揖斐川 (いびがわ)
水の都と言えばベニスやブルージュのように、海辺や河口の街を思い浮かべるが、
大垣は、日本列島のど真ん中にありながら、水の都と言われる。
地下水が豊富で、あちこち自噴してるうえに、
揖斐川の数多の流れが、市内を縦横無尽に流れているからだ。
また大垣は、奥の細道結びの地でもある。
深川から舟にのりて始まった漂泊の旅は、大垣で舟にのりて終わった。
そのあと芭蕉は、伊勢の遷宮おがまんと、揖斐川を桑名へ向けて下って行った。
行く春や鳥啼き魚の目は泪
を旅立の句とし、
蛤のふたみにわかれ行く秋ぞ
を結びの句とした。
行く春で始まり行く秋で終わる。奥の細道にはいろいろと仕掛けが施されている。
桑名に着いた芭蕉は、その手はくわなの焼き蛤をきっと食ったに違いない。
それから揖斐川水系の藤古川は、関ヶ原から流れてくる。
ここは古代から交通の要衝であり、幾度も天下分け目の決戦の場となった。
まずは、天智天皇の子の弘文天皇(大友皇子)に対する弟の大海人皇子の反乱、壬申の乱である。
藤古川の支流の山中川は、両軍の兵士の血で川が染まり、黒血川と呼ばれるようになった。
戦後即位した天皇は、この要衝に不破関を設け、鈴鹿関、愛発関とともに三関とし、
三関よりも東の地域は、「関東」と呼ばれるようになった。
ちなみに、足柄坂と碓氷坂の東をさす「坂東」も、このころから使われだした。
天皇は中央集権を推し進め、「日本」という国号や「天皇」という称号を初めて使い、
まさに日本の創業者となり、天武を諡号された。
次に、南北朝時代、足利尊氏が最も恐れた男、疾風怒濤の陸奥守北畠顕家率いる南軍が、
土岐頼遠、高師冬などの北軍を撃破した。青野原の戦いだ。
時代の麒麟児、北畠顕家は史上最年少の14歳で参議、16歳で陸奥守、18歳で鎮守府将軍となり、
旗印として、武田信玄に先んじること200年前に風林火山を用いた。
尊氏に連戦連勝し、滅亡寸前まで追い詰めたが、武運つたなく弱冠21歳で戦死した。
父は、神皇正統紀の北畠親房。
そして近世、日本史上もっとも有名な戦が繰り広げられた。関ヶ原の戦いである。
この戦い、建前は豊臣家の内紛だが、実質的には徳川家の覇権を決定づけた。
結果的にみると、恩が仇となって、石田三成は豊臣家を潰してしまった。
だんだん川とは関係のない話になってきた。
話を川に戻すと、全国チェーンの居酒屋を思い浮かべてしまうが、支流に養老の滝がある。

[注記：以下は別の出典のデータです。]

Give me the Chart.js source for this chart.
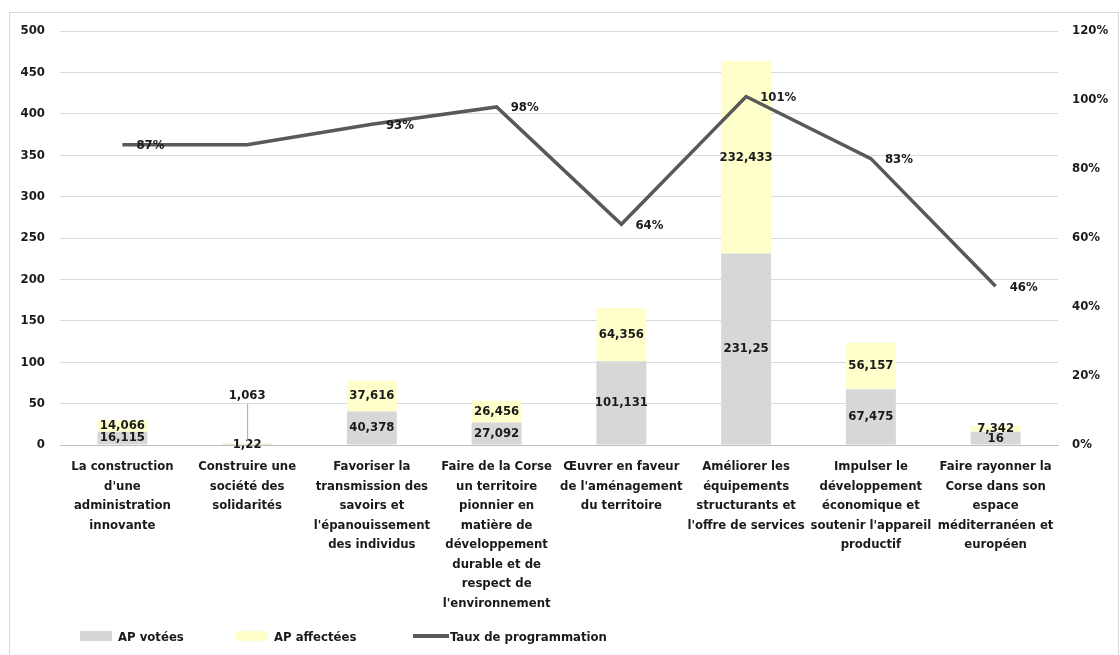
<!DOCTYPE html>
<html lang="fr">
<head>
<meta charset="utf-8">
<title>AP votées, AP affectées et taux de programmation</title>
<script src="https://cdn.jsdelivr.net/npm/chart.js@4.4.1/dist/chart.umd.min.js"></script>
<style>
  html, body { margin: 0; padding: 0; background: #fff; }
  #wrap { position: relative; width: 1120px; height: 655px; overflow: hidden; }
  #frame { position: absolute; left: 9px; top: 12px; right: 1px; bottom: -4px; border: 1px solid #d9d9d9; }
  canvas { position: absolute; left: 0; top: 0; }
  .lg { position: absolute; top: 628px; height: 16px; line-height: 16px; display: flex; align-items: center;
        font: bold 13px "Liberation Sans Narrow", "DejaVu Sans Condensed", "Liberation Sans", sans-serif; color: #1a1a1a; }
  .sw { display: inline-block; width: 32px; height: 10px; margin-right: 6px; }
  .ln { display: inline-block; width: 36px; height: 4px; margin-right: 1px; background: #595959; }
</style>
</head>
<body>
<div id="wrap">
  <div id="frame"></div>
  <canvas id="chart" width="1120" height="655"></canvas>
  <div class="lg" style="left:80px"><span class="sw" style="background:#d6d6d6"></span>AP votées</div>
  <div class="lg" style="left:236px"><span class="sw" style="background:#ffffcc"></span>AP affectées</div>
  <div class="lg" style="left:413px"><span class="ln"></span>Taux de programmation</div>
</div>
<script>
// Data
const categories = [
  ["La construction", "d'une", "administration", "innovante"],
  ["Construire une", "société des", "solidarités"],
  ["Favoriser la", "transmission des", "savoirs et", "l'épanouissement", "des individus"],
  ["Faire de la Corse", "un territoire", "pionnier en", "matière de", "développement", "durable et de", "respect de", "l'environnement"],
  ["Œuvrer en faveur", "de l'aménagement", "du territoire"],
  ["Améliorer les", "équipements", "structurants et", "l'offre de services"],
  ["Impulser le", "développement", "économique et", "soutenir l'appareil", "productif"],
  ["Faire rayonner la", "Corse dans son", "espace", "méditerranéen et", "européen"],
];
const apVotees = [16.115, 1.22, 40.378, 27.092, 101.131, 231.25, 67.475, 16];
const apAffectees = [14.066, 1.063, 37.616, 26.456, 64.356, 232.433, 56.157, 7.342];
const tauxProgrammation = [87, 87, 93, 98, 64, 101, 83, 46];
const tauxLabelShown = [true, false, true, true, true, true, true, true];
const leftTicks = [0, 50, 100, 150, 200, 250, 300, 350, 400, 450, 500];
const rightTicks = [0, 20, 40, 60, 80, 100, 120];

const fontFamily = '"Liberation Sans Narrow", "DejaVu Sans Condensed", "Liberation Sans", sans-serif';
Chart.defaults.font.family = fontFamily;
Chart.defaults.color = "#1a1a1a";

function formatNumber(v) {
  return String(v).replace(".", ",");
}

// Light stipple for the grey bars, like the original
function makeStipple() {
  const c = document.createElement("canvas");
  c.width = 2;
  c.height = 2;
  const g = c.getContext("2d");
  g.fillStyle = "#d3d3d3";
  g.fillRect(0, 0, 2, 2);
  g.fillStyle = "#dbdbdb";
  g.fillRect(0, 0, 1, 1);
  g.fillRect(1, 1, 1, 1);
  return g.createPattern(c, "repeat");
}

// Draws the numbers inside the bars and next to the line points
const valueLabels = {
  id: "valueLabels",
  afterDatasetsDraw(chart) {
    const ctx = chart.ctx;
    ctx.save();
    ctx.font = "bold 13px " + fontFamily;
    ctx.fillStyle = "#1a1a1a";
    ctx.textAlign = "center";
    ctx.textBaseline = "middle";

    [0, 1].forEach((di) => {
      const meta = chart.getDatasetMeta(di);
      const data = chart.data.datasets[di].data;
      meta.data.forEach((bar, i) => {
        const h = Math.abs(bar.base - bar.y);
        let y = (bar.y + bar.base) / 2;
        if (di === 1 && h < 4) {
          // segment too thin: label goes above with a leader line
          const ly = bar.y - 47;
          ctx.strokeStyle = "#a6a6a6";
          ctx.lineWidth = 1;
          ctx.beginPath();
          ctx.moveTo(bar.x + 0.5, bar.y - 2);
          ctx.lineTo(bar.x + 0.5, ly + 8);
          ctx.stroke();
          y = ly;
        }
        ctx.fillText(formatNumber(data[i]), bar.x, y);
      });
    });

    const lineMeta = chart.getDatasetMeta(2);
    ctx.textAlign = "left";
    lineMeta.data.forEach((pt, i) => {
      if (!tauxLabelShown[i]) return;
      ctx.fillText(tauxProgrammation[i] + "%", pt.x + 14, pt.y + 1);
    });
    ctx.restore();
  },
};

const tickFont = { size: 13, weight: "bold" };

const chart = new Chart(document.getElementById("chart"), {
  data: {
    labels: categories,
    datasets: [
      {
        type: "bar",
        label: "AP votées",
        data: apVotees,
        backgroundColor: makeStipple(),
        barPercentage: 0.4,
        categoryPercentage: 1,
        order: 1,
      },
      {
        type: "bar",
        label: "AP affectées",
        data: apAffectees,
        backgroundColor: "#ffffcc",
        barPercentage: 0.4,
        categoryPercentage: 1,
        order: 1,
      },
      {
        type: "line",
        label: "Taux de programmation",
        data: tauxProgrammation,
        yAxisID: "y1",
        borderColor: "#595959",
        backgroundColor: "#595959",
        borderWidth: 3.5,
        pointRadius: 0,
        tension: 0,
        order: 0,
      },
    ],
  },
  options: {
    responsive: false,
    animation: false,
    layout: { padding: { top: 31, left: 0, right: 0, bottom: 0 } },
    plugins: {
      legend: { display: false },
      tooltip: { enabled: false },
    },
    scales: {
      x: {
        stacked: true,
        grid: { display: false, drawTicks: false },
        border: { display: true, color: "#bfbfbf" },
        ticks: {
          autoSkip: false,
          maxRotation: 0,
          minRotation: 0,
          padding: 12,
          font: { size: 13, weight: "bold", lineHeight: 1.5 },
        },
        afterFit(scale) {
          scale.height = 210;
        },
      },
      y: {
        stacked: true,
        min: leftTicks[0],
        max: leftTicks[leftTicks.length - 1],
        afterBuildTicks(scale) {
          scale.ticks = leftTicks.map((v) => ({ value: v }));
        },
        grid: { color: "#dadada", drawTicks: false },
        border: { display: false },
        ticks: { padding: 15, font: tickFont },
        afterFit(scale) {
          scale.width = 60;
        },
      },
      y1: {
        position: "right",
        min: rightTicks[0],
        max: rightTicks[rightTicks.length - 1],
        afterBuildTicks(scale) {
          scale.ticks = rightTicks.map((v) => ({ value: v }));
        },
        grid: { display: false, drawTicks: false },
        border: { display: false },
        ticks: { padding: 14, font: tickFont, callback: (v) => v + "%" },
        afterFit(scale) {
          scale.width = 62;
        },
      },
    },
  },
  plugins: [valueLabels],
});
</script>
</body>
</html>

日本を代表する二人の絵師がこの滝を描いている。歌川広重と葛飾北斎である。
西洋画壇に衝撃を与えた江戸の天才絵師たちは、実景をデフォルメして、より印象的に描いている。
二人の個性が良く出ているが、どちらかと言えば広重の方が好みだ。
さらに平成20年、揖斐川上流に徳山ダムが完成した。
総貯水容量は6億6千万立方メートル、日本一である。
水害常襲地帯の揖斐川流域を守るため、また東海三県の水瓶として造られたが、
徳山村全体が湖底に沈むことや環境問題などから、訴訟を含め猛烈な反対運動が起きた。
完成までには、計画から半世紀以上、51年の歳月が費やされた。